The f-d magnetic exchange interaction is considered to be a key ingredient for many exotic topological phases in pyrochlore iridates. Here, we have investigated the evolution of structural, magnetic and electronic properties in doped pyrochlore iridate, (Y1-xPrx)2Ir2O7. Apart from geometrical frustration, pyrochlore iridates are well known for its active spin-orbit coupling effect. The substitution of Pr3+ (4f2) for the nonmagnetic Y3+ (4d0) acts as a magnetic doping, which provides an ideal platform to study f-d exchange interaction without altering the Ir-sublattice. With Pr substitution, system retains its original cubic structural symmetry but the local structural parameters show an evolution with the doping concentration x.
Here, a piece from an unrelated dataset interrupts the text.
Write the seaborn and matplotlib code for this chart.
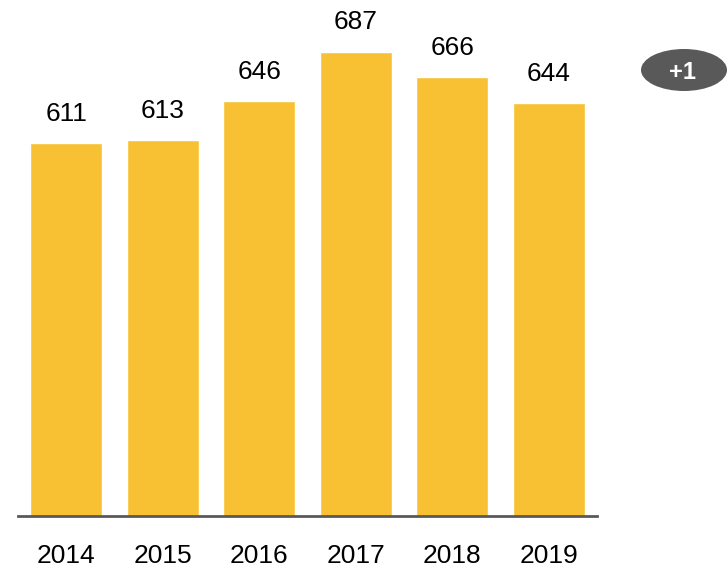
import matplotlib
matplotlib.use("Agg")
import matplotlib.pyplot as plt
from matplotlib.patches import Ellipse
import seaborn as sns
import pandas as pd

years = ["2014", "2015", "2016", "2017", "2018", "2019"]
values = [611, 613, 646, 687, 666, 644]
badge_text = "+1"

sns.set_style("white")
plt.rcParams["font.family"] = ["Liberation Sans", "DejaVu Sans"]

W, H = 727, 568
fig = plt.figure(figsize=(W / 100, H / 100), dpi=100)
ax = fig.add_axes([18 / W, (H - 516) / H, 579 / W, 516 / H])

df = pd.DataFrame({"year": years, "value": values})
sns.barplot(data=df, x="year", y="value", color="#F7C133", saturation=1,
            width=0.75, ax=ax)

ax.set_ylim(300, 730)
ax.set_xlim(-0.5, 5.5)
for s in ["top", "right", "left"]:
    ax.spines[s].set_visible(False)
ax.spines["bottom"].set_color("#595959")
ax.spines["bottom"].set_linewidth(2)
ax.set_yticks([])
ax.set_xlabel("")
ax.set_ylabel("")
ax.tick_params(axis="x", length=0, pad=20, labelsize=19, colors="black")

for i, v in enumerate(values):
    ax.annotate(str(v), (i, v), xytext=(0, 21), textcoords="offset points",
                ha="center", va="center", fontsize=19, color="black")

ell = Ellipse((684 / W, 1 - 70 / H), 86 / W, 42 / H, transform=fig.transFigure,
              facecolor="#595959", edgecolor="none")
fig.patches.append(ell)
fig.text(682 / W, 1 - 72 / H, badge_text, ha="center", va="center",
         fontsize=17, fontweight="bold", color="white")

fig.savefig("out.png", dpi=100)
The robust magnetic-insulating state in Y2Ir2O7 is drastically weakened, while Pr2Ir2O7 (x = 1.0) shows a paramagnetic-metallic behavior. A metal-insulator transition is observed for x = 0.8 sample. This evolution of magnetic and electronic properties are believed to be induced by an exchange interaction between localized Pr-4f and itinerant Ir-5d electrons as well as by an increased hybridization between Ir-t2g and (basal) O-p orbitals as observed in XAS study. The resistivity in insulating materials follows a power-law behavior with a decreasing exponent with x. A negative magnetoresistance is observed for present series of samples at low temperature and where the magnetoresistance shows a quadratic field dependence at higher fields.